News Corp. Australia, the parent company of The Sunday Telegraph, said the raid “demonstrates a dangerous act of intimidation towards those committed to telling uncomfortable truths.” There were no arrests in either raid.
Australian law forbids officials from disclosing secret information and the police warrants in both raids were based on a law enacted in 1914 but police said they weren’t linked. Anderson said ABC would stand by its journalists and their reporting.
The former Australian military lawyer charged with leaking classified documents in the ABC case said he is facing life imprisonment but that he was acting in the public interest and people’s right to know what their government and military was doing.
CHILLING THE MESSENGER
Due to appear before the Supreme Court on June 13, David William McBride, 55, is charged over alleged leaks to ABC journalists Dan Oakes, Sam Clark and Chris Masters and has pleaded not guilty to counts that include theft and breaching the Defence Act as a military member communicating a plan, document or information.
Reporting on the Afghan Files included allegations of unlawful killings by Australian troops. There has been no response from the government or military about why such information should be protected by official secrecy.
McBride said he gave the documents to ABC but has pleaded not guilty, saying he blew the whistle on what he called an “Instagram war,” in reference to the photo and video sharing site.
“The Defence Force was being misused to carry out operations that were counter productive and costing lives. We were fighting an Instagram war,” he told the site.
The National Press Club of Australia said the two raids could have a chilling effect on the right of journalists “to carry out their jobs to report without fear or favor and to property scrutinize natinal security and defence issues.”

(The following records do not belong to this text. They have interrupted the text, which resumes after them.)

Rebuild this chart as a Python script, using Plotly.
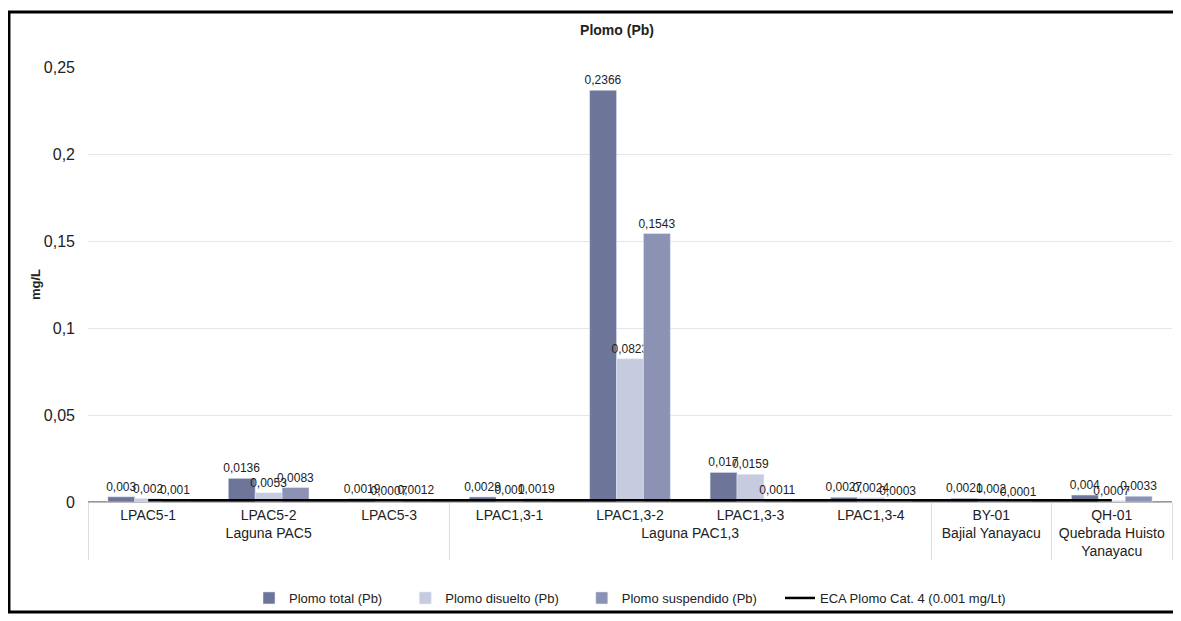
import plotly.graph_objects as go

groups = ["Laguna PAC5", "Laguna PAC5", "Laguna PAC5",
          "Laguna PAC1,3", "Laguna PAC1,3", "Laguna PAC1,3", "Laguna PAC1,3",
          "Bajial Yanayacu", "Quebrada Huisto<br>Yanayacu"]
stations = ["LPAC5-1", "LPAC5-2", "LPAC5-3",
            "LPAC1,3-1", "LPAC1,3-2", "LPAC1,3-3", "LPAC1,3-4",
            "BY-01", "QH-01"]
pb_total = [0.003, 0.0136, 0.0019, 0.0029, 0.2366, 0.017, 0.0027, 0.0021, 0.004]
pb_disuelto = [0.002, 0.0053, 0.0007, 0.001, 0.0823, 0.0159, 0.0024, 0.002, 0.0007]
pb_suspendido = [0.001, 0.0083, 0.0012, 0.0019, 0.1543, 0.0011, 0.0003, 0.0001, 0.0033]
eca = [0.001] * len(stations)
series_names = ["Plomo total (Pb)", "Plomo disuelto (Pb)", "Plomo suspendido (Pb)",
                "ECA Plomo Cat. 4 (0.001 mg/Lt)"]

def fmt(v):
    return str(v).replace(".", ",")

pad = "\u00a0" * 5
x = [groups, stations]
fig = go.Figure()
series = [(series_names[0], pb_total, "#6d7599"),
          (series_names[1], pb_disuelto, "#c6cbe0"),
          (series_names[2], pb_suspendido, "#8b92b4")]
for name, vals, col in series:
    fig.add_trace(go.Bar(x=x, y=vals, name=name + pad, marker_color=col,
                         text=[fmt(v) for v in vals], textposition="outside",
                         constraintext="none",
                         textfont=dict(size=12, color="#222"), cliponaxis=False))
fig.add_trace(go.Scatter(x=x, y=eca, mode="lines", name=series_names[3],
                         line=dict(color="black", width=2.5)))

fig.update_layout(
    width=1181, height=621,
    separators=",.",
    font=dict(family="Liberation Sans, Arial, sans-serif", color="#222"),
    paper_bgcolor="white", plot_bgcolor="white",
    margin=dict(l=80, r=17, t=59, b=127),
    barmode="group", bargap=0.33, bargroupgap=0,
    title=dict(text="<b>Plomo (Pb)</b>", x=0.5157, xanchor="center", y=0.9646, yanchor="middle",
               font=dict(size=14, color="#222")),
    xaxis=dict(type="multicategory", tickfont=dict(size=14, color="#222"),
               showline=True, linecolor="#bbb", showdividers=True, dividercolor="#ddd",
               dividerwidth=1),
    yaxis=dict(range=[0, 0.25], dtick=0.05, showgrid=True, gridcolor="#e6e6e6",
               zeroline=True, zerolinecolor="#999", tickfont=dict(size=16, color="#222"),
               ticklabelstandoff=12,
               title=dict(text="<b>mg/L</b>", font=dict(size=13, color="#222"), standoff=0)),
    legend=dict(orientation="h", x=0.5, xanchor="center", y=-0.2207, yanchor="middle",
                font=dict(size=13, color="#222"), traceorder="normal",
                bgcolor="rgba(0,0,0,0)", itemwidth=30),
    shapes=[dict(type="rect", xref="paper", yref="paper",
                 x0=-0.0729, x1=1.0046, y0=-0.2529, y1=1.1264,
                 line=dict(color="black", width=3), layer="above")],
)

fig.write_html("out.html")
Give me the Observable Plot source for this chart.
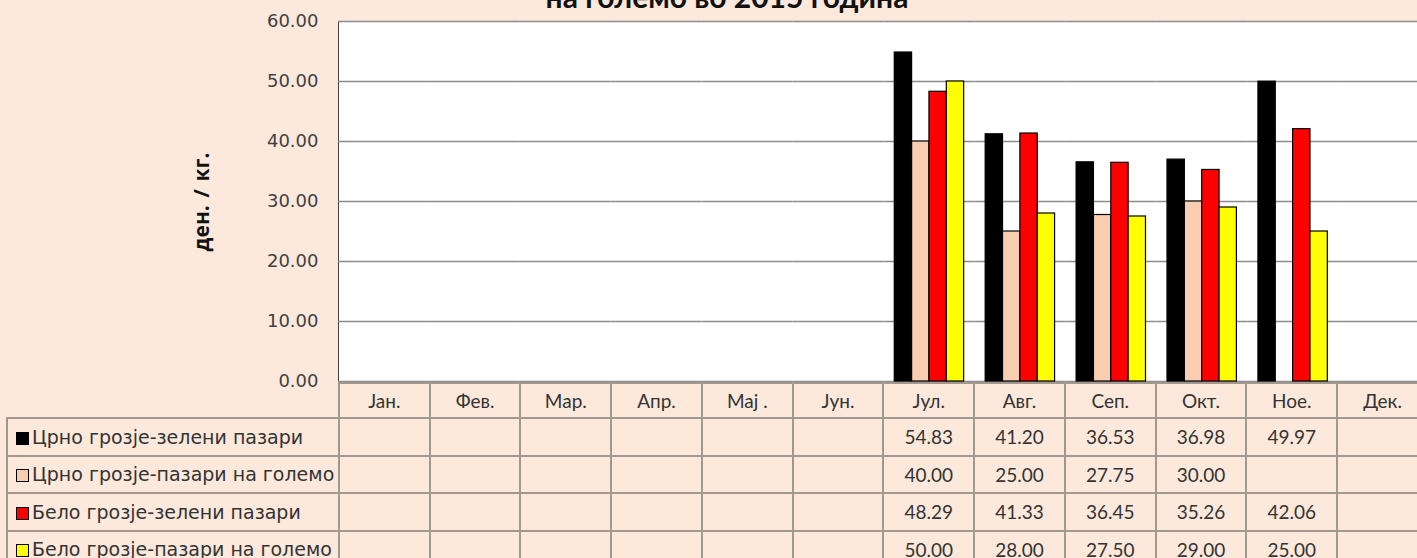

In the Smethurst case, the club said her story reported on federal government plans to spy on citizens and that, “This is within every Australians right to know what new powers the government was exploring, to enable national agencies to surveil.”
It added: “Journalists are bound by their code of ethics to not disclose sources, and to demand they do is asking them to break a covenant recognised the world-over as crucial to uncovering misconduct – when authorities would prefer the public stay in the dark.”
The club said the police and government’s raids “appear calculated to intimidate would-be whistleblowers from coming forward in the public interest and prevent journalists from doing their jobs.”